* Exercise prompt *
Extract, without alteration, each line from the start of the listing to the line bearing "plt.rcParams['font.family'] = ['Liberation".

::: Provided data :::

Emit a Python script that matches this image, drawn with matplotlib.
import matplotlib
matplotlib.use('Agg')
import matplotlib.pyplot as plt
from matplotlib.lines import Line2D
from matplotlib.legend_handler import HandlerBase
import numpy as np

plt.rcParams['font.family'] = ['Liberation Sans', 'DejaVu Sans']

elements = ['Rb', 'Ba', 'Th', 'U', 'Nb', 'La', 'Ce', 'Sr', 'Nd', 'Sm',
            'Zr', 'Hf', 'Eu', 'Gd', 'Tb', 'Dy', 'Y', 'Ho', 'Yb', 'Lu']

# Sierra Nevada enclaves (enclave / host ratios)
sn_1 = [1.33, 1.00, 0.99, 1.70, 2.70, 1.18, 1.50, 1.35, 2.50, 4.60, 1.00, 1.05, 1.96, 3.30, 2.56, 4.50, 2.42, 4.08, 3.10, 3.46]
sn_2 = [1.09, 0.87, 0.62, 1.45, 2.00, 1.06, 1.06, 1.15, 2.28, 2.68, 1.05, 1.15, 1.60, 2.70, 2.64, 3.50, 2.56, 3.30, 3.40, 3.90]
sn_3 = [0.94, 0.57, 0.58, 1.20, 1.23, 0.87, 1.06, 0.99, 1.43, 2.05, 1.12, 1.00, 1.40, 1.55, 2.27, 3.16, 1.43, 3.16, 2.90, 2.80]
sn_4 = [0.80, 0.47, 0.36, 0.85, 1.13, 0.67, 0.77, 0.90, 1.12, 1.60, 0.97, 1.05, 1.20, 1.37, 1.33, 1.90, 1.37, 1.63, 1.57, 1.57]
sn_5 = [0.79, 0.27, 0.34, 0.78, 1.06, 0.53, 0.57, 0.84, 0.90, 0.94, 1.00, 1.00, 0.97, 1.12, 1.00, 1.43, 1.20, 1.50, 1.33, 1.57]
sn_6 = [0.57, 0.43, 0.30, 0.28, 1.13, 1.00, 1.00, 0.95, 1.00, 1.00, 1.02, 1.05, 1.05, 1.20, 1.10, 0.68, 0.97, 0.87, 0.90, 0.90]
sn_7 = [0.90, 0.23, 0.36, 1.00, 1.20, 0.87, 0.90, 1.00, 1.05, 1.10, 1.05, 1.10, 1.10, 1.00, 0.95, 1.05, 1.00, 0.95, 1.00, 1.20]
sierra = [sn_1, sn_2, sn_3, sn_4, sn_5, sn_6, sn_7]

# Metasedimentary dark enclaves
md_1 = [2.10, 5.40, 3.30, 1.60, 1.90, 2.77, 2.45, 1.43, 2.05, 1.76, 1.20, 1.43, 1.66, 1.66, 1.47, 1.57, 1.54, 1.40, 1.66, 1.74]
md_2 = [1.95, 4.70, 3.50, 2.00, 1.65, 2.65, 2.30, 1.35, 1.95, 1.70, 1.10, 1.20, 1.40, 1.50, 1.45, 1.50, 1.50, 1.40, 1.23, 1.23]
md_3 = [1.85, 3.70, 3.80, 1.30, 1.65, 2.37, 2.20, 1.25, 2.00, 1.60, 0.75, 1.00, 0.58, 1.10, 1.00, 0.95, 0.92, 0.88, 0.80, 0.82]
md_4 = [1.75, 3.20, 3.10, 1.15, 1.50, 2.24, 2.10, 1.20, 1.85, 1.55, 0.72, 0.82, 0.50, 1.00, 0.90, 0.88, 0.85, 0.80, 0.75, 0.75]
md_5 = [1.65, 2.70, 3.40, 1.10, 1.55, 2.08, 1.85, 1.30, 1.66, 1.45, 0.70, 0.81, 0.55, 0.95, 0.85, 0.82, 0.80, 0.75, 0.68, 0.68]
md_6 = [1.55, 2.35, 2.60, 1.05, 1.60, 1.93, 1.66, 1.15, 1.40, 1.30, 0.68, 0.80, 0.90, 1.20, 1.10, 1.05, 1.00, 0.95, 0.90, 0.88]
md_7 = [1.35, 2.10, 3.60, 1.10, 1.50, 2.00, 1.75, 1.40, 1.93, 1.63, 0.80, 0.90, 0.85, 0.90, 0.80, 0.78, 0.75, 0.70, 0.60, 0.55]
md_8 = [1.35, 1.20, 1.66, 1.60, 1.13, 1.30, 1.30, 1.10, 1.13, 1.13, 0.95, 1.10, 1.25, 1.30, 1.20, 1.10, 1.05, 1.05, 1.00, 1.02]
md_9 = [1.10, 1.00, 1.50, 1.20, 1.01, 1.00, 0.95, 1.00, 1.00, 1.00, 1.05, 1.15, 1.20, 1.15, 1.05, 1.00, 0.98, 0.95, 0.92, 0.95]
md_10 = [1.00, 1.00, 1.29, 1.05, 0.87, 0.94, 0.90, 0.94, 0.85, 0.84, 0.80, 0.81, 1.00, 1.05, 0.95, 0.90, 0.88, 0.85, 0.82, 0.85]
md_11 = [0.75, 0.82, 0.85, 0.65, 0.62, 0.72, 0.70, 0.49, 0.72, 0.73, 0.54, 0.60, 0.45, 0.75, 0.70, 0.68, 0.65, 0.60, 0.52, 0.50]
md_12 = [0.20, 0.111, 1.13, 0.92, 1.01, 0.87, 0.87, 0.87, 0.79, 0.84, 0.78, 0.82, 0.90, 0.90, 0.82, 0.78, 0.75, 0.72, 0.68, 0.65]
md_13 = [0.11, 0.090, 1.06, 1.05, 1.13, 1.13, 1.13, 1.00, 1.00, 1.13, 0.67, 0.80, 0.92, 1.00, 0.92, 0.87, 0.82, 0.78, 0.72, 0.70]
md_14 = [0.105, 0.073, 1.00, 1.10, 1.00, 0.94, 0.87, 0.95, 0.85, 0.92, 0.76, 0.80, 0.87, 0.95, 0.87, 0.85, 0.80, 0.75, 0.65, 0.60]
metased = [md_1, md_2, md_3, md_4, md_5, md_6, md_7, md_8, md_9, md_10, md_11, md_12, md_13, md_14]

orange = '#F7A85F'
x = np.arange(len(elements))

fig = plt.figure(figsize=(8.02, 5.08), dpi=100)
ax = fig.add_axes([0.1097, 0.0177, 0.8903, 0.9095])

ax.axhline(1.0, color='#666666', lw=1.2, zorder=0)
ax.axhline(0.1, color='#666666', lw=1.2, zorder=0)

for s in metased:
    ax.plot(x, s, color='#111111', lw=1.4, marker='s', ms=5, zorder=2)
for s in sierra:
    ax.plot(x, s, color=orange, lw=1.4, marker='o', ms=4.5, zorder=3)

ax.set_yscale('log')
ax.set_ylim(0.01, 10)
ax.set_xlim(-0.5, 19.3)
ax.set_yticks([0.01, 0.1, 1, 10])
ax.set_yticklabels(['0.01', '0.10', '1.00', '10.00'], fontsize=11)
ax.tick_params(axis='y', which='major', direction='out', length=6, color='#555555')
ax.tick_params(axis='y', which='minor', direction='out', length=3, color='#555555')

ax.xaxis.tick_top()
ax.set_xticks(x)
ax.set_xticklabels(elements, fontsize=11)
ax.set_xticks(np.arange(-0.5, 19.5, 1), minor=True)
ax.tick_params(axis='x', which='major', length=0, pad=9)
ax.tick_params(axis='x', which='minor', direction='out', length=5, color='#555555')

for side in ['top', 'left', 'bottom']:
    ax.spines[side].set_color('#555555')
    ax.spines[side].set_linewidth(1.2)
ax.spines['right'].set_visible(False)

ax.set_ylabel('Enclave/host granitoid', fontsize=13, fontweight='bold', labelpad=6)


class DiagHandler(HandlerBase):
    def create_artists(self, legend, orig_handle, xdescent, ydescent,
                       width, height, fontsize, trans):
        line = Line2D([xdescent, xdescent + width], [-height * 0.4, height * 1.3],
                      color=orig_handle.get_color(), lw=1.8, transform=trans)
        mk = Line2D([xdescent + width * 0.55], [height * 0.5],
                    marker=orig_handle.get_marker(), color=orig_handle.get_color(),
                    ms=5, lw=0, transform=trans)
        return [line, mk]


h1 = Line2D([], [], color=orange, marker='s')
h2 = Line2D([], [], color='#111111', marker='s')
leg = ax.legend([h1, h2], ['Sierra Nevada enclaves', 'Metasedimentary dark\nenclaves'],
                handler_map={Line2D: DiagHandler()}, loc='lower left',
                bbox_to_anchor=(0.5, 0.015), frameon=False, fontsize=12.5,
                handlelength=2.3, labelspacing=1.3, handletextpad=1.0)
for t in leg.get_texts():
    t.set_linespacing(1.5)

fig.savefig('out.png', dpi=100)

:::

* Answer to the problem *
Emit a Python script that matches this image, drawn with matplotlib.
import matplotlib
matplotlib.use('Agg')
import matplotlib.pyplot as plt
from matplotlib.lines import Line2D
from matplotlib.legend_handler import HandlerBase
import numpy as np

plt.rcParams['font.family'] = ['Liberation Sans', 'DejaVu Sans']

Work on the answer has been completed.